Ukradł komiksy i schował je na cmentarzu. 27-latka, który nie chciał kupić łupu, dotkliwie pobił
34-latek ukradł komiksy ze sklepu w galerii handlowej w Lublinie i ukrył je pod stertą liści na pobliskim cmentarzu. Chciał je potem sprzedać napotkanemu 27-latkowi, ten najwyraźniej jednak nie był zainteresowany, dlatego złodziej pobił go dotkliwie, a potem ukradł telefon i pieniądze.
Jak informuje komisarz Anna Kamola z zespołu prasowego Komendanta Wojewódzkiego Policji w Lublinie, kryminalni najpierw otrzymali zgłoszenie o rozboju, którego ofiara trafiła do szpitala, a w trakcie działań służb wyszła na jaw kradzież komiksów. „Zebrane w tej sprawie materiały i operacyjne ustalenia pozwoliły na wytypowanie mężczyzny podejrzewanego o dokonanie przestępstwa. Wszystko wskazywało na to, że dopuścił się go 34-letni mieszkaniec gminy Jastków. W czwartek mężczyzna został zatrzymany” – przekazała komisarz Kamola.
Podczas przesłuchania na komisariacie mężczyzna przyznał, że ukradł ze sklepu komiksy o wartości 300 złotych, bo mu się „spodobały i chciał je po prostu mieć”. Najwyraźniej jednak nie chodziło o zainteresowanie wydawniczymi nowościami – ósmym tomem „Conana” i pierwszą z dwóch części „47 strun” Timothé Le Bouchera – ponieważ okazało się, że próbował je sprzedać 27-latkowi, który wychodził z salonu gier. „Próba sprzedaży zakończyła się jednak jego dotkliwym pobiciem i okradzeniem” – wyjaśnia komisarz Kamola.
Z relacji policji wynika, że sprawca zaczął bić 27-latka pięściami po twarzy i kopać po całym ciele. „Następnie zabrał mu portfel z dokumentami i pieniędzmi oraz telefon komórkowy. Po chwili uciekł z miejsca zdarzenia z wartymi ponad 5 tysięcy złotych łupami” – przekazała komisarz Kamola.
„Pobity 27-latek z uwagi na doznane obrażenia trafił do jednego z lubelskich szpitali.

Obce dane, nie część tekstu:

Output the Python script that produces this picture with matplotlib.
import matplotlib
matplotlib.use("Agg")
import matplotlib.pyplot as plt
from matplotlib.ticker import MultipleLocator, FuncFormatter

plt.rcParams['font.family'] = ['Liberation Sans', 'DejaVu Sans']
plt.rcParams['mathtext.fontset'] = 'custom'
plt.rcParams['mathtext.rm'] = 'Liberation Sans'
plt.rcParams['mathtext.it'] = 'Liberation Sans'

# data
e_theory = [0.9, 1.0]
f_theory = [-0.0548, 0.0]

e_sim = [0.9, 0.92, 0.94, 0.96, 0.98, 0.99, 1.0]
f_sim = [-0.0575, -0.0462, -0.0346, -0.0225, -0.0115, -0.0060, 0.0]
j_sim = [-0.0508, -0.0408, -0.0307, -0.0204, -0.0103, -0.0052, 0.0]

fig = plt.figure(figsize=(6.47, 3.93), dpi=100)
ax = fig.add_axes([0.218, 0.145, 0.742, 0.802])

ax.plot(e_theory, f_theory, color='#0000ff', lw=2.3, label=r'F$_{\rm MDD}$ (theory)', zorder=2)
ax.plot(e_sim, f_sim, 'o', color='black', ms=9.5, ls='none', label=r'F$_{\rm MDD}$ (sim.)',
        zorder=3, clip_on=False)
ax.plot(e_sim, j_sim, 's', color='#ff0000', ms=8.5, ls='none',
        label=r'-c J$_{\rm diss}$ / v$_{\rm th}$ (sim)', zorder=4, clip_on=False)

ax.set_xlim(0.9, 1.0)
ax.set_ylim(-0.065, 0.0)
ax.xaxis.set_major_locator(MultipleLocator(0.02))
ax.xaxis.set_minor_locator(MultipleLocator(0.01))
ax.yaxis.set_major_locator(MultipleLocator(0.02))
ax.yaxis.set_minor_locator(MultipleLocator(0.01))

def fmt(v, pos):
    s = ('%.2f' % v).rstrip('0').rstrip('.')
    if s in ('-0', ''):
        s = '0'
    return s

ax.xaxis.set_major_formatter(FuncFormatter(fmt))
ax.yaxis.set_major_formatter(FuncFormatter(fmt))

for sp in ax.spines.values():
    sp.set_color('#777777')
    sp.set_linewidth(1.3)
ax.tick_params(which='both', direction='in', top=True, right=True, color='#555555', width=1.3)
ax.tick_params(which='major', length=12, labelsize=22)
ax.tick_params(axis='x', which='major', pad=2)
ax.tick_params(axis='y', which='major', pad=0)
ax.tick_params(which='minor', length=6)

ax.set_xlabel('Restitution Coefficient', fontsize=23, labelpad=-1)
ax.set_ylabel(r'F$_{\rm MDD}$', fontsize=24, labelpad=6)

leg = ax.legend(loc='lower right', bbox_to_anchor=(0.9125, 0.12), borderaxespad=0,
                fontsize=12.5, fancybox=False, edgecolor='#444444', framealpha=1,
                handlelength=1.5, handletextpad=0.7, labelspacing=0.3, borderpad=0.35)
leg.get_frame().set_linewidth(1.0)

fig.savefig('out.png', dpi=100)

Sprawą ustalenia sprawcy rozboju zajęli się kryminalni z IV komisariatu w Lublinie oraz KMP w Lublinie. Policjanci zabezpieczyli monitoring, rozpytali świadków” – wyjaśnia policjantka. Dzięki temu udało się wytypować podejrzanego.
Skradzione komiksy policjanci znajdowały na terenie pobliskiego cmentarza, ukryte pod stertą liści.
W piątek 34-latek został doprowadzony do prokuratury, gdzie usłyszał zarzuty. Odpowie za dokonanie rozboju oraz kradzież. Policjanci zabezpieczyli od niego pieniądze na poczet przyszłych kar i grzywien. Za popełnione czyny, zgodnie z nowelizacją kodeksu karnego, grozi mu teraz kara do 15 lat pozbawienia wolności. Sąd aresztował go tymczasowo na 3 miesiące.